These tradeoffs span three key dimensions: accuracy, performance, and energy efficiency. Model quantization illustrates this relationship clearly—reducing numerical precision from FP32 to INT8 typically results in a small accuracy drop (1-2%) but can improve both inference speed and energy efficiency by 3-4x. Similarly, techniques like pruning and model compression require carefully balancing accuracy losses against efficiency gains. Finding the optimal operating point among these three factors depends heavily on deployment requirements—mobile applications might prioritize energy efficiency, while cloud services might optimize for accuracy at the cost of higher power consumption.

As benchmarking methodologies continue to evolve, energy efficiency metrics will play an increasingly central role in AI optimization. Future advancements in sustainable AI benchmarking9 will help researchers and engineers design systems that balance performance, power consumption, and environmental impact, ensuring that ML systems operate efficiently without unnecessary energy waste.

9 Reducing the environmental impact of machine learning by improving energy efficiency, using renewable energy sources, and designing models that require fewer computational resources.

12.8.3 Standardized Power Measurement Approaches

While power measurement techniques, such as SPEC Power, have long existed for general computing systems (Lange 2009), machine learning workloads present unique challenges that require specialized measurement approaches. Machine learnign systems exhibit distinct power consumption patterns characterized by phases of intense computation interspersed with data movement and preprocessing operations. These patterns vary significantly across different types of models and tasks. A large language model’s power profile looks very different from that of a computer vision inference task.

Lange, Klaus-Dieter. 2009. “Identifying Shades of Green: The SPECpower Benchmarks.” Computer 42 (3): 95–97. https://doi.org/10.1109/mc.2009.84.

Direct power measurement requires careful consideration of sampling rates and measurement windows. For example, transformer model inference creates short, intense power spikes during attention computations, requiring high-frequency sampling (>1KHz) to capture accurately. In contrast, CNN inference tends to show more consistent power draw patterns that can be captured with lower sampling rates. The measurement duration must also account for ML-specific behaviors like warm-up periods, where initial inferences may consume more power due to cache population and pipeline initialization.

Memory access patterns in ML workloads significantly impact power consumption measurements.

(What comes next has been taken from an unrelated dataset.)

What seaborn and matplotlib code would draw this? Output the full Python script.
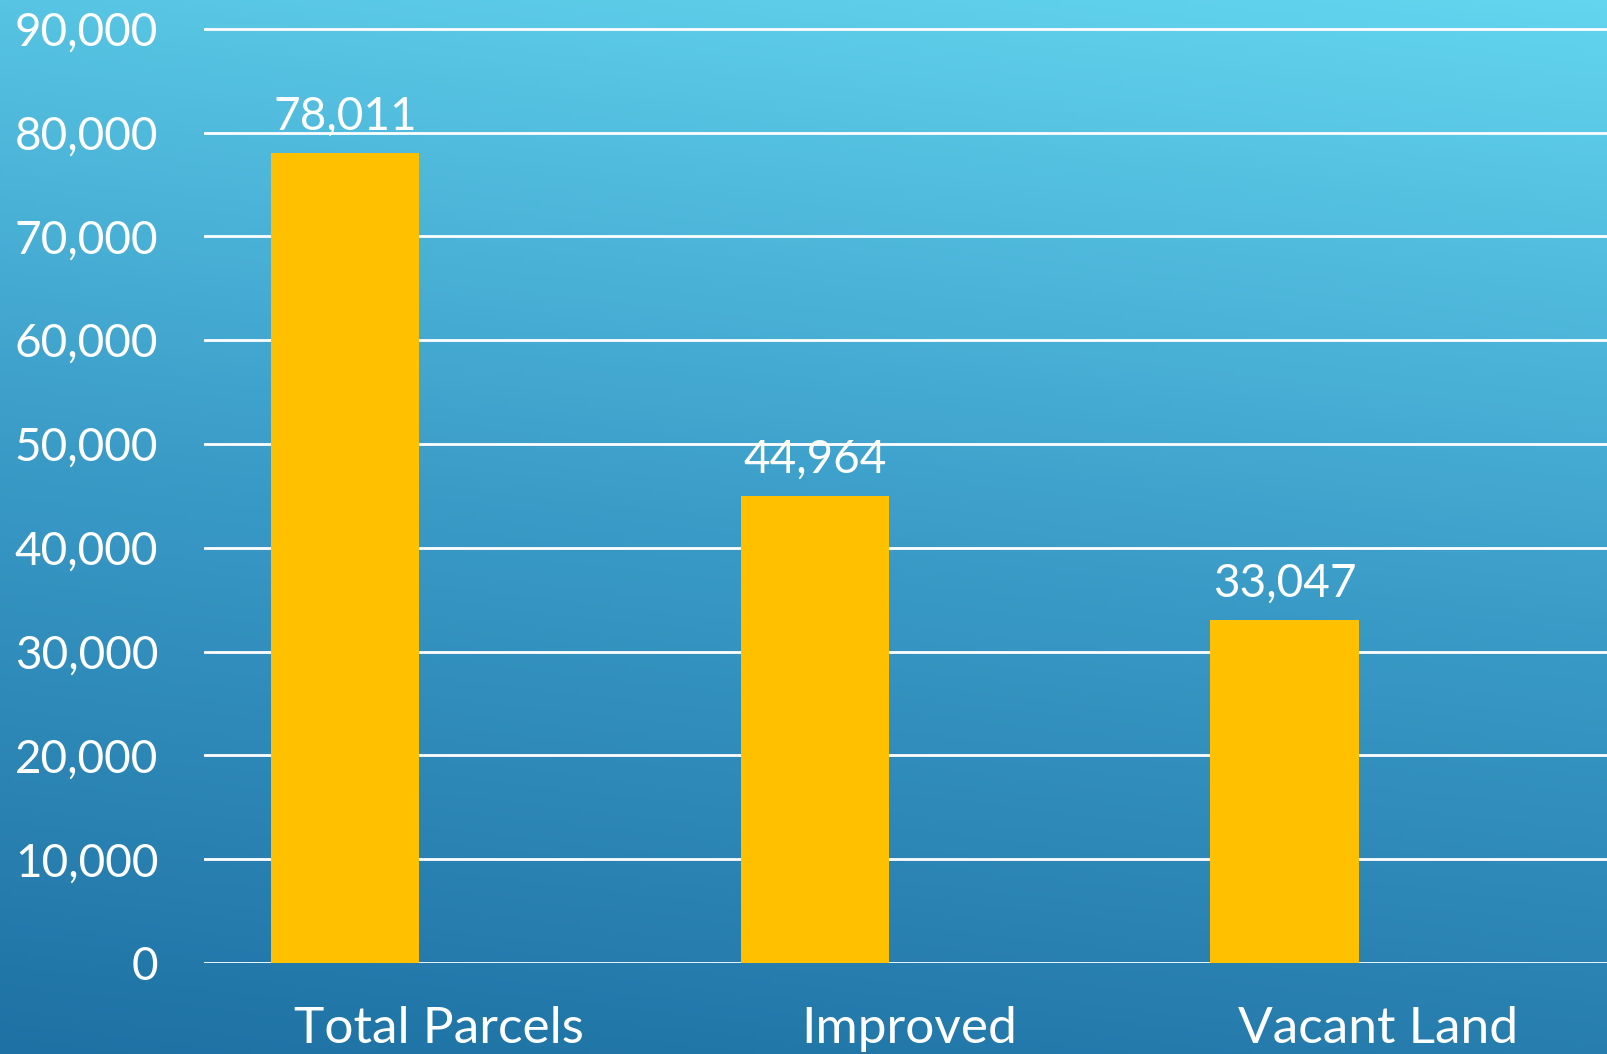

While traditional compute benchmarks might focus primarily on processor power, ML systems often spend substantial energy moving data between memory hierarchies. For example, recommendation models like DLRM can spend more energy on memory access than computation. This requires measurement approaches that can capture both compute and memory subsystem power consumption.

Accelerator-specific considerations further complicate power measurement. Many ML systems employ specialized hardware like GPUs, TPUs, or neural processing units (NPUs). These accelerators often have their own power management schemes and can operate independently of the main system processor. Accurate measurement requires capturing power consumption across all relevant compute units while maintaining proper time synchronization. This is particularly challenging in heterogeneous systems that may dynamically switch between different compute resources based on workload characteristics or power constraints.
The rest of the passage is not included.